Paradise papers focus spotlight on Glencore’s dealings in Congo
07 Nov 2017
Mining giant Glencore will need to answer questions about the way it did business following a massive data leak called the 'Paradise Papers'.
The papers name more than 120,000 people and companies in 13.4 million files, many of them leaked from offshore law firm Appleby. The German newspaper Süddeutsche Zeitung and the International Consortium of Investigative Journalists have reviewed the documents.
Among Appleby's biggest clients, Glencore even had a ''Glencore Room'' dedicated to handling transactions and management duties for the miner.
Glencore, one of the biggest miners in the world, has a $152-billion (£116 billion) turnover from mining copper, zinc and coal and trade of commodities such as oil and wheat all around the globe.
The Switzerland-based company is known for its secrecy, but has to adapt to greater public scrutiny since listing on the London Stock Exchange in 2011. The listing raised $10 billion yielding a massive windfall for senior management, including chief executive Ivan Glasenberg, who now owns 8 per cent of the stock.
Glasenberg is known to be a skilled deal maker, bold enough to venture in jurisdictions where others fear to tread. For instance, Glencore is among the biggest foreign firms in the Democratic Republic of Congo, one of the world's poorest countries, where it runs the Katanga copper mine, at the centre of some of the documents in the Paradise Papers.

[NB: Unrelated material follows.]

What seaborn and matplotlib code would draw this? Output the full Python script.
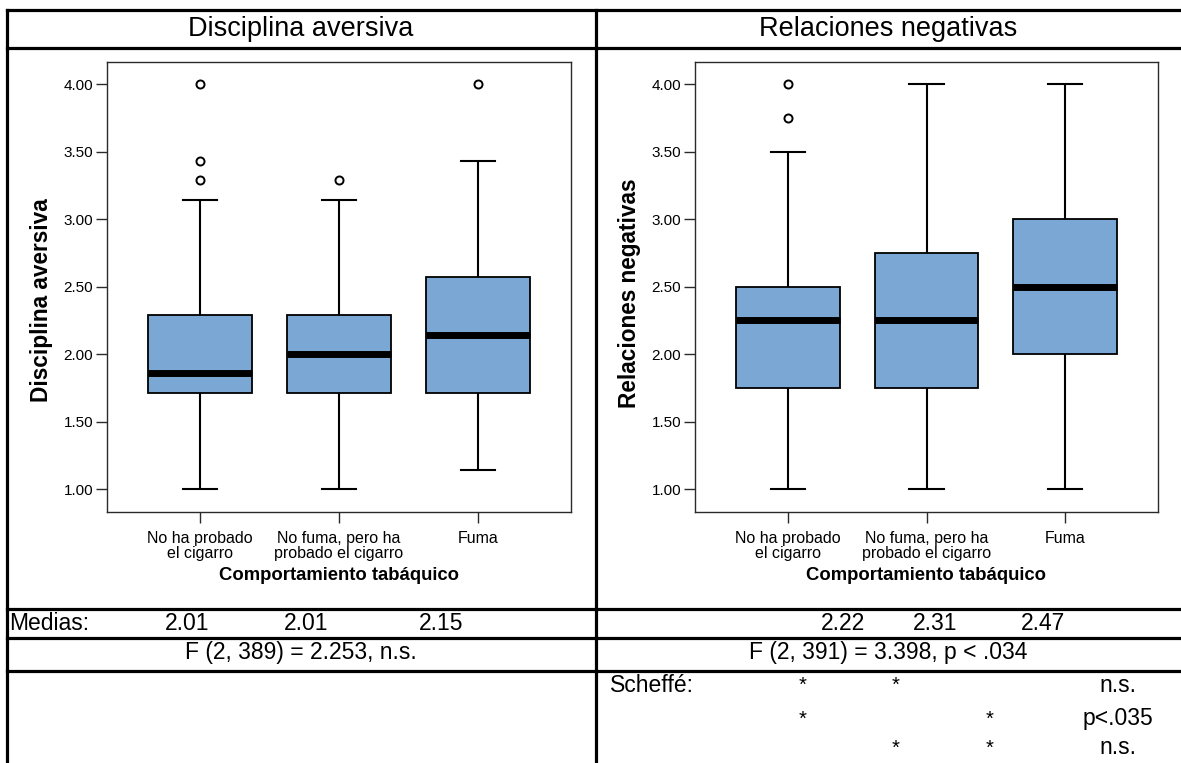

The papers raise serious questions about the conduct of the commodities multinational Glencore and the Israeli mining billionaire Dan Gertler in Africa.
According to the papers, Glencore gave a secret $45-million loan to Gertler's company after it enlisted him to secure a controversial mining agreement in the Democratic Republic of the Congo.
The papers reveal in graphic detail how Gertler, whose previous diamond monopoly in Congo was described by the UN as a ''disaster'' for the country, came to become Glencore's key negotiator with Congolese authorities.